What you will do: Write the material out again in full, word for word. Do not include the pictures.

***** Given information

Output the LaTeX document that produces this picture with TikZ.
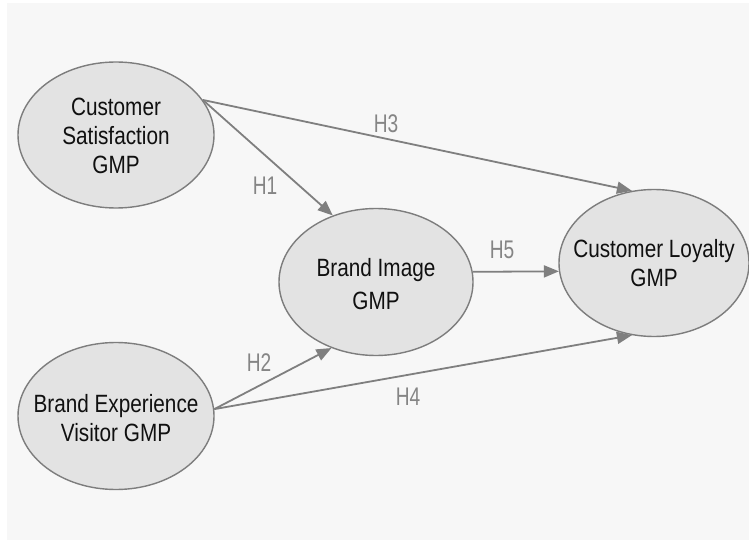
\documentclass[tikz,border=0pt]{standalone}
\usepackage{fontspec}
\setmainfont{Liberation Sans}
\newfontfamily\nodefont[FakeStretch=0.83]{Liberation Sans}
\newfontfamily\labfont[FakeStretch=0.75]{Liberation Sans}
\usetikzlibrary{shapes.geometric,arrows.meta}
\definecolor{bgc}{HTML}{F7F7F7}
\definecolor{ellfill}{HTML}{E3E3E3}
\definecolor{ellline}{HTML}{7D7D7D}
\definecolor{arrc}{HTML}{7F7F7F}
\definecolor{labc}{HTML}{858585}
\definecolor{txtc}{HTML}{101010}
\tikzset{
  ell/.style={ellipse, draw=ellline, fill=ellfill, line width=1.4pt, inner sep=0pt,
    minimum width=#1},
  ell/.default=196pt,
  txt/.style={align=center, text=txtc, font=\nodefont\fontsize{25}{29}\selectfont, inner sep=0pt},
  lab/.style={text=labc, font=\labfont\fontsize{25.5}{27}\selectfont, inner sep=0pt},
  conn/.style={draw=arrc, line width=1.8pt, -{Triangle[length=15pt,width=12pt]}},
}
\begin{document}
\begin{tikzpicture}[x=1pt,y=-1pt]
\useasboundingbox (0,0) rectangle (749,540);
\fill[white] (0,0) rectangle (749,540);
\fill[bgc] (7,3) rectangle (749,540);
% ellipses
\node[ell, minimum height=146pt] (cs) at (116,135) {};
\node[ell, minimum height=147pt] (be) at (116,416) {};
\node[ell=194pt, minimum height=147pt] (bi) at (376,282) {};
\node[ell=190pt, minimum height=147pt] (cl) at (654,263) {};
% texts
\node[txt] (cst) at (116,136) {Customer\\Satisfaction\\GMP};
\node[txt] (bet) at (116,418) {Brand Experience\\Visitor GMP};
\node[txt, font=\nodefont\fontsize{25}{32.5}\selectfont] (bit) at (376,284) {Brand Image\\GMP};
\node[txt] (clt) at (654,263) {Customer Loyalty\\GMP};
% connectors
\draw[conn] (cs.22) -- (cl.107);
\draw[conn] (cs.22) -- (bi.123);
\draw[conn] (be.4) -- (bi.236);
\draw[conn] (be.4) -- (cl.253);
\draw[conn] (bi.6) -- (cl.185);
% labels
\node[lab] (h3) at (386,124) {H3};
\node[lab] (h1) at (265,186) {H1};
\node[lab] (h5) at (502,250) {H5};
\node[lab] (h2) at (259,363) {H2};
\node[lab] (h4) at (408,397) {H4};
\end{tikzpicture}
\end{document}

**********

Complete output:
Output the LaTeX document that produces this picture with TikZ.
\documentclass[tikz,border=0pt]{standalone}
\usepackage{fontspec}
\setmainfont{Liberation Sans}
\newfontfamily\nodefont[FakeStretch=0.83]{Liberation Sans}
\newfontfamily\labfont[FakeStretch=0.75]{Liberation Sans}
\usetikzlibrary{shapes.geometric,arrows.meta}
\definecolor{bgc}{HTML}{F7F7F7}
\definecolor{ellfill}{HTML}{E3E3E3}
\definecolor{ellline}{HTML}{7D7D7D}
\definecolor{arrc}{HTML}{7F7F7F}
\definecolor{labc}{HTML}{858585}
\definecolor{txtc}{HTML}{101010}
\tikzset{
  ell/.style={ellipse, draw=ellline, fill=ellfill, line width=1.4pt, inner sep=0pt,
    minimum width=#1},
  ell/.default=196pt,
  txt/.style={align=center, text=txtc, font=\nodefont\fontsize{25}{29}\selectfont, inner sep=0pt},
  lab/.style={text=labc, font=\labfont\fontsize{25.5}{27}\selectfont, inner sep=0pt},
  conn/.style={draw=arrc, line width=1.8pt, -{Triangle[length=15pt,width=12pt]}},
}
\begin{document}
\begin{tikzpicture}[x=1pt,y=-1pt]
\useasboundingbox (0,0) rectangle (749,540);
\fill[white] (0,0) rectangle (749,540);
\fill[bgc] (7,3) rectangle (749,540);
% ellipses
\node[ell, minimum height=146pt] (cs) at (116,135) {};
\node[ell, minimum height=147pt] (be) at (116,416) {};
\node[ell=194pt, minimum height=147pt] (bi) at (376,282) {};
\node[ell=190pt, minimum height=147pt] (cl) at (654,263) {};
% texts
\node[txt] (cst) at (116,136) {Customer\\Satisfaction\\GMP};
\node[txt] (bet) at (116,418) {Brand Experience\\Visitor GMP};
\node[txt, font=\nodefont\fontsize{25}{32.5}\selectfont] (bit) at (376,284) {Brand Image\\GMP};
\node[txt] (clt) at (654,263) {Customer Loyalty\\GMP};
% connectors
\draw[conn] (cs.22) -- (cl.107);
\draw[conn] (cs.22) -- (bi.123);
\draw[conn] (be.4) -- (bi.236);
\draw[conn] (be.4) -- (cl.253);
\draw[conn] (bi.6) -- (cl.185);
% labels
\node[lab] (h3) at (386,124) {H3};
\node[lab] (h1) at (265,186) {H1};
\node[lab] (h5) at (502,250) {H5};
\node[lab] (h2) at (259,363) {H2};
\node[lab] (h4) at (408,397) {H4};
\end{tikzpicture}
\end{document}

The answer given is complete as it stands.